### What this task involves
Take the lines from the beginning of the material through the line containing "(fam) at (520,461)" and retype them exactly, leaving the pictures out.

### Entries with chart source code
(begin)

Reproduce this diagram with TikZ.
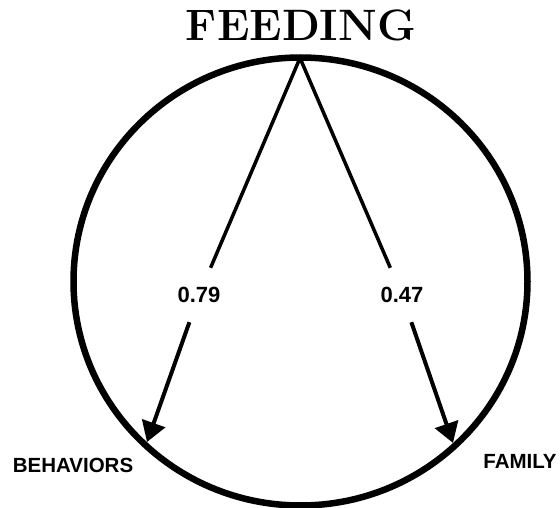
\documentclass[tikz,border=0pt]{standalone}
\usepackage{fontspec}
\usepackage{tikz}
\usetikzlibrary{arrows.meta}
\newfontfamily\labfont{Liberation Sans}

\tikzset{
  lab/.style={font=\labfont\bfseries\fontsize{20.5}{21}\selectfont, inner sep=0pt},
  val/.style={font=\labfont\bfseries\fontsize{22}{22}\selectfont, inner sep=0pt, minimum height=54pt, minimum width=46pt},
  path/.style={black, line width=3.5pt},
  effect/.style={black, line width=4pt, -{Triangle[length=20pt,width=24pt]}}
}

\begin{document}
\begin{tikzpicture}[x=1pt, y=-1pt]
\useasboundingbox (0,0) rectangle (560,508);

% circle
\draw[line width=6.5pt] (300.5,281.5) ellipse [x radius=227pt, y radius=224pt];

% Heading
\node (title) at (301,25) {\fontsize{44}{44}\selectfont\bfseries FEEDING};

\coordinate (apex) at (300,58);
\coordinate (tipB) at (147,442);
\coordinate (tipF) at (453,443);

% loadings
\node[val] (v79) at (199,295) {0.79};
\node[val] (v47) at (402,295) {0.47};

% outcomes
\node[lab] (beh) at (73,465) {BEHAVIORS};
\node[lab] (fam) at (520,461) {FAMILY};

%------------------------------------------------------
\draw[path]   (apex) -- (v79);
\draw[path]   (apex) -- (v47);
\draw[effect] (v79) -- (tipB);
\draw[effect] (v47) -- (tipF);
\end{tikzpicture}
\end{document}
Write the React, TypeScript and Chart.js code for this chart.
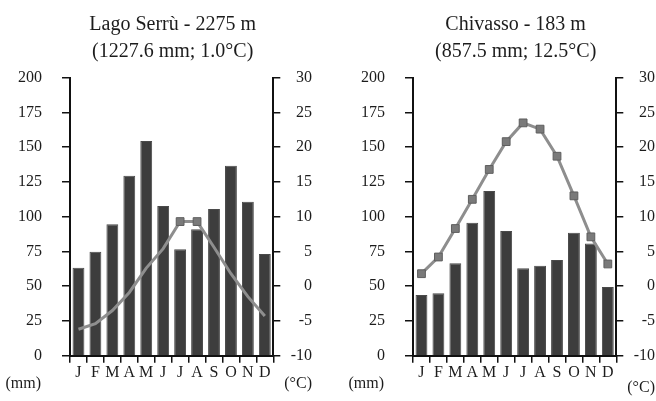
import React, { useEffect, useRef } from "react";
import { Chart, registerables } from "chart.js";

Chart.register(...registerables);

const MONTHS = ["J", "F", "M", "A", "M", "J", "J", "A", "S", "O", "N", "D"];

const SERRU_TITLE = ["Lago Serrù - 2275 m", "(1227.6 mm; 1.0°C)"];
const SERRU_PRECIP = [63.3, 74.8, 94.5, 129.5, 154.5, 107.7, 76.5, 91, 105.5, 136.7, 110.8, 73.2];
const SERRU_TEMP = [-6.2, -5.4, -3.5, -0.9, 2.6, 5.4, 9.3, 9.3, 5.6, 1.8, -1.5, -4.3];

const CHIVASSO_TITLE = ["Chivasso - 183 m", "(857.5 mm; 12.5°C)"];
const CHIVASSO_PRECIP = [43.7, 44.9, 66.5, 95.7, 118.5, 89.8, 62.9, 64.7, 68.8, 88.5, 80.8, 49.5];
const CHIVASSO_TEMP = [1.8, 4.2, 8.3, 12.5, 16.8, 20.8, 23.5, 22.6, 18.7, 13.0, 7.1, 3.2];

const PRECIP_MIN = 0;
const PRECIP_MAX = 200;
const PRECIP_STEP = 25;
const TEMP_MIN = -10;
const TEMP_MAX = 30;
const TEMP_STEP = 5;

const FONT = "'Liberation Serif', 'Times New Roman', serif";
const INK = "#1c1c1c";

type Props = {
  title: string[];
  precip: number[];
  temp: number[];
  width: number;
  padRight: number;
  markerRadius: number[] | number;
  unitY: number;
};

function ClimateChart({ title, precip, temp, width, padRight, markerRadius, unitY }: Props) {
  const ref = useRef<HTMLCanvasElement | null>(null);
  useEffect(() => {
    if (!ref.current) return;
    const textPlugin = {
      id: "texts",
      afterDraw(chart: any) {
        const ctx = chart.ctx;
        const ca = chart.chartArea;
        const cx = (ca.left + ca.right) / 2;
        ctx.save();
        ctx.fillStyle = INK;
        ctx.textBaseline = "middle";
        ctx.textAlign = "center";
        ctx.font = `20px ${FONT}`;
        ctx.fillText(title[0], cx + 1, 25);
        ctx.fillText(title[1], cx + 1, 52);
        ctx.font = `16px ${FONT}`;
        ctx.textAlign = "right";
        ctx.fillText("(mm)", 41, 384);
        ctx.fillText("(°C)", chart.scales.y1.right, unitY);
        ctx.restore();
      },
    };
    const chart = new Chart(ref.current, {
      type: "bar",
      data: {
        labels: MONTHS,
        datasets: [
          {
            type: "line",
            data: temp,
            yAxisID: "y1",
            order: 0,
            borderColor: "#8e8e8e",
            borderWidth: 3,
            tension: 0,
            pointStyle: "rect",
            pointRadius: markerRadius as any,
            pointBackgroundColor: "#7a7a7a",
            pointBorderColor: "#5e5e5e",
            pointBorderWidth: 1,
          } as any,
          {
            type: "bar",
            data: precip,
            yAxisID: "y",
            order: 1,
            backgroundColor: "#3d3d3d",
            borderColor: "#4a4a4a",
            borderWidth: 1,
            categoryPercentage: 1,
            barPercentage: 0.7,
          } as any,
        ],
      },
      options: {
        responsive: false,
        animation: false,
        devicePixelRatio: 1,
        layout: { padding: { top: 77.7, left: 0, right: padRight, bottom: 0 } },
        plugins: { legend: { display: false }, tooltip: { enabled: false }, title: { display: false } },
        scales: {
          x: {
            position: "bottom",
            afterFit: (s: any) => {
              s.height = 45.3;
            },
            grid: { drawOnChartArea: false, drawTicks: true, tickLength: 7, color: "#111", lineWidth: 1.5, offset: true },
            border: { display: true, color: "#111", width: 2 },
            ticks: { font: { family: FONT, size: 16 }, color: INK, padding: 0, maxRotation: 0, autoSkip: false },
          },
          y: {
            position: "left",
            min: PRECIP_MIN,
            max: PRECIP_MAX,
            afterFit: (s: any) => {
              s.width = 70;
            },
            grid: { drawOnChartArea: false, drawTicks: true, tickLength: 8, color: "#111", lineWidth: 1.5 },
            border: { display: true, color: "#111", width: 2 },
            ticks: { stepSize: PRECIP_STEP, font: { family: FONT, size: 16 }, color: INK, padding: 20 },
          },
          y1: {
            position: "right",
            min: TEMP_MIN,
            max: TEMP_MAX,
            afterFit: (s: any) => {
              s.width = 38.7;
            },
            grid: { drawOnChartArea: false, drawTicks: true, tickLength: 7, color: "#111", lineWidth: 1.5 },
            border: { display: true, color: "#111", width: 2 },
            ticks: { stepSize: TEMP_STEP, font: { family: FONT, size: 16 }, color: INK, padding: 6, crossAlign: "far" },
          },
        },
      } as any,
      plugins: [textPlugin],
    });
    return () => chart.destroy();
  }, []);
  return <canvas ref={ref} width={width} height={401} style={{ display: "block" }} />;
}

export default function App() {
  return (
    <div
      style={{
        position: "fixed",
        left: 0,
        top: 0,
        width: 656,
        height: 401,
        overflow: "hidden",
        background: "#ffffff",
      }}
    >
      <div style={{ position: "absolute", left: 0, top: 0, width: 343, height: 401 }}>
        <ClimateChart
          title={SERRU_TITLE}
          precip={SERRU_PRECIP}
          temp={SERRU_TEMP}
          width={343}
          padRight={31}
          markerRadius={[0, 0, 0, 0, 0, 0, 5.5, 5.5, 0, 0, 0, 0]}
          unitY={384}
        />
      </div>
      <div style={{ position: "absolute", left: 343, top: 0, width: 313, height: 401 }}>
        <ClimateChart
          title={CHIVASSO_TITLE}
          precip={CHIVASSO_PRECIP}
          temp={CHIVASSO_TEMP}
          width={313}
          padRight={1}
          markerRadius={5.5}
          unitY={388}
        />
      </div>
    </div>
  );
}
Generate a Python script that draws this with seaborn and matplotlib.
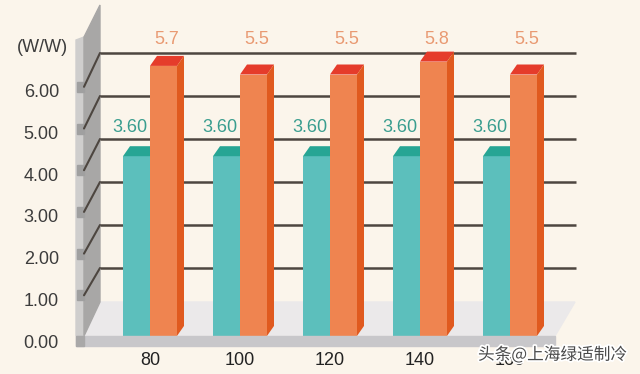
import pandas as pd
import matplotlib
matplotlib.use("Agg")
import matplotlib.pyplot as plt
import matplotlib.patheffects as pe
from matplotlib.patches import Polygon
from matplotlib.lines import Line2D
from matplotlib.transforms import Affine2D
import seaborn as sns

# data
categories = ["80", "100", "120", "140", "160"]
series_names = ["A", "B"]
values_a = [3.60, 3.60, 3.60, 3.60, 3.60]
values_b = [5.7, 5.5, 5.5, 5.8, 5.5]
labels_a = ["3.60", "3.60", "3.60", "3.60", "3.60"]
labels_b = ["5.7", "5.5", "5.5", "5.8", "5.5"]
front_ticks = [0, 1, 2, 3, 4, 5, 6]
front_tick_labels = ["0.00", "1.00", "2.00", "3.00", "4.00", "5.00", "6.00"]
grid_values = [1, 2, 3, 4, 5, 6]
unit_label = "(W/W)"
watermark = "头条@上海绿适制冷"

BG = "#fbf5eb"
TEAL, TEAL_TOP = "#5cbfbc", "#27a594"
ORANGE, ORANGE_TOP, ORANGE_SIDE = "#ef8450", "#e53c2b", "#e05a1f"
GRID = "#4d4640"
FLOOR = -0.58          # bars start at the front edge of the floor
DX, DY = 7 / 90, 10 / 43   # depth offset in data units

sns.set_style("white")
plt.rcParams["font.family"] = ["Liberation Sans", "DejaVu Sans"]

W, H = 640, 374
fig = plt.figure(figsize=(W / 100, H / 100), dpi=100, facecolor=BG)
# pixel coords, origin top-left
px = Affine2D().scale(1 / 100, -1 / 100).translate(0, H / 100) + fig.dpi_scale_trans

left_px, bottom_px = 70, 346
ax = fig.add_axes([left_px / W, (H - bottom_px) / H, 1 - left_px / W, bottom_px / H])
ax.set_facecolor("none")

df = pd.DataFrame({
    "cat": categories * 2,
    "val": values_a + values_b,
    "series": [series_names[0]] * len(categories) + [series_names[1]] * len(categories),
})
sns.barplot(data=df, x="cat", y="val", hue="series", order=categories,
            palette=[TEAL, ORANGE], width=0.6, saturation=1, legend=False,
            linewidth=0, ax=ax)

# back-wall scale: 0 at y=311px, 43 px per unit; group spacing 90 px
ax.set_xlim((left_px - 150) / 90, (W - 150) / 90)
ax.set_ylim((311 - bottom_px) / 43, 311 / 43)
for s in ax.spines.values():
    s.set_visible(False)
ax.tick_params(axis="x", length=0, pad=4, labelsize=13, labelcolor="#222222")
ax.set_yticks([])
ax.set_xlabel("")
ax.set_ylabel("")

# gridlines on the back wall
ax.hlines(grid_values, (100 - 150) / 90, (576 - 150) / 90, color=GRID, lw=1.8, zorder=0.5)

# floor, front strip and left wall
ax.add_patch(Polygon([(84, 336), (100, 302), (575, 302), (555, 336)], closed=True,
                     transform=px, color="#ebe9ea", zorder=1, clip_on=False))
ax.add_patch(Polygon([(76, 336), (555, 336), (555, 346), (76, 346)], closed=True,
                     transform=px, color="#c8c7ca", zorder=5, clip_on=False))
ax.add_patch(Polygon([(76, 40), (84, 37), (84, 336), (76, 336)], closed=True,
                     transform=px, color="#cfcecd", zorder=2, clip_on=False))
ax.add_patch(Polygon([(76, 336), (84, 336), (84, 346), (76, 346)], closed=True,
                     transform=px, color="#a9a8a8", zorder=5, clip_on=False))
ax.add_patch(Polygon([(84, 37), (100, 5), (100, 302), (84, 336)], closed=True,
                     transform=px, color="#a8a7a6", zorder=2, clip_on=False))
for v in grid_values:
    yf = 341 - 41.7 * v - 4
    ax.add_patch(Polygon([(77, yf - 5), (84, yf - 5), (84, yf + 5), (77, yf + 5)], closed=True,
                         transform=px, color="#a0a0a0", zorder=2.5, clip_on=False))
    ax.add_line(Line2D([84, 100], [yf, 311 - 43 * v], transform=px, color=GRID,
                       lw=1.5, zorder=2.6, clip_on=False))

# 3D bars
n = len(categories)
for i, p in enumerate(ax.patches[:2 * n]):
    first = i < n
    h = p.get_height()
    x0, w = p.get_x(), p.get_width()
    p.set_y(FLOOR)
    p.set_height(h - FLOOR)
    z = 3 if first else 4
    p.set_zorder(z)
    top_c = TEAL_TOP if first else ORANGE_TOP
    ax.add_patch(Polygon([(x0, h), (x0 + w, h), (x0 + w + DX, h + DY), (x0 + DX, h + DY)],
                         closed=True, color=top_c, zorder=z, lw=0))
    if not first:
        ax.add_patch(Polygon([(x0 + w, FLOOR), (x0 + w, h), (x0 + w + DX, h + DY),
                              (x0 + w + DX, FLOOR + DY)], closed=True,
                             color=ORANGE_SIDE, zorder=z, lw=0))
    cx = x0 + w / 2
    if first:
        ax.text(cx - 7 / 90, (311 - 127) / 43, labels_a[i], ha="center", va="center",
                fontsize=13, color="#3a9e8f", zorder=6)
    else:
        ax.text(cx + 3 / 90, (311 - 39) / 43, labels_b[i - n], ha="center", va="center",
                fontsize=13, color="#e99a72", zorder=6)

# front scale labels (0 at y=341px, 41.7 px per unit)
ax2 = ax.twinx()
ax2.set_ylim((341 - bottom_px) / 41.7, 341 / 41.7)
ax2.yaxis.tick_left()
ax2.set_yticks(front_ticks, front_tick_labels)
ax2.tick_params(axis="y", length=0, pad=8, labelsize=13, labelcolor="#3c3c3c")
for s in ax2.spines.values():
    s.set_visible(False)
ax2.set_facecolor("none")

fig.text(42, 48, unit_label, transform=px, ha="center", va="center",
         fontsize=13, color="#3c3c3c")
fig.text(478, 355, watermark, transform=px, ha="left", va="center", fontsize=12,
         color="#4a4a4a", family=["Noto Sans CJK SC", "DejaVu Sans"],
         path_effects=[pe.withStroke(linewidth=2.5, foreground="white")])

fig.savefig("out.png", dpi=100, facecolor=BG)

(end)

### Solution to the exercise
Reproduce this diagram with TikZ.
\documentclass[tikz,border=0pt]{standalone}
\usepackage{fontspec}
\usepackage{tikz}
\usetikzlibrary{arrows.meta}
\newfontfamily\labfont{Liberation Sans}

\tikzset{
  lab/.style={font=\labfont\bfseries\fontsize{20.5}{21}\selectfont, inner sep=0pt},
  val/.style={font=\labfont\bfseries\fontsize{22}{22}\selectfont, inner sep=0pt, minimum height=54pt, minimum width=46pt},
  path/.style={black, line width=3.5pt},
  effect/.style={black, line width=4pt, -{Triangle[length=20pt,width=24pt]}}
}

\begin{document}
\begin{tikzpicture}[x=1pt, y=-1pt]
\useasboundingbox (0,0) rectangle (560,508);

% circle
\draw[line width=6.5pt] (300.5,281.5) ellipse [x radius=227pt, y radius=224pt];

% Heading
\node (title) at (301,25) {\fontsize{44}{44}\selectfont\bfseries FEEDING};

\coordinate (apex) at (300,58);
\coordinate (tipB) at (147,442);
\coordinate (tipF) at (453,443);

% loadings
\node[val] (v79) at (199,295) {0.79};
\node[val] (v47) at (402,295) {0.47};

% outcomes
\node[lab] (beh) at (73,465) {BEHAVIORS};
\node[lab] (fam) at (520,461) {FAMILY};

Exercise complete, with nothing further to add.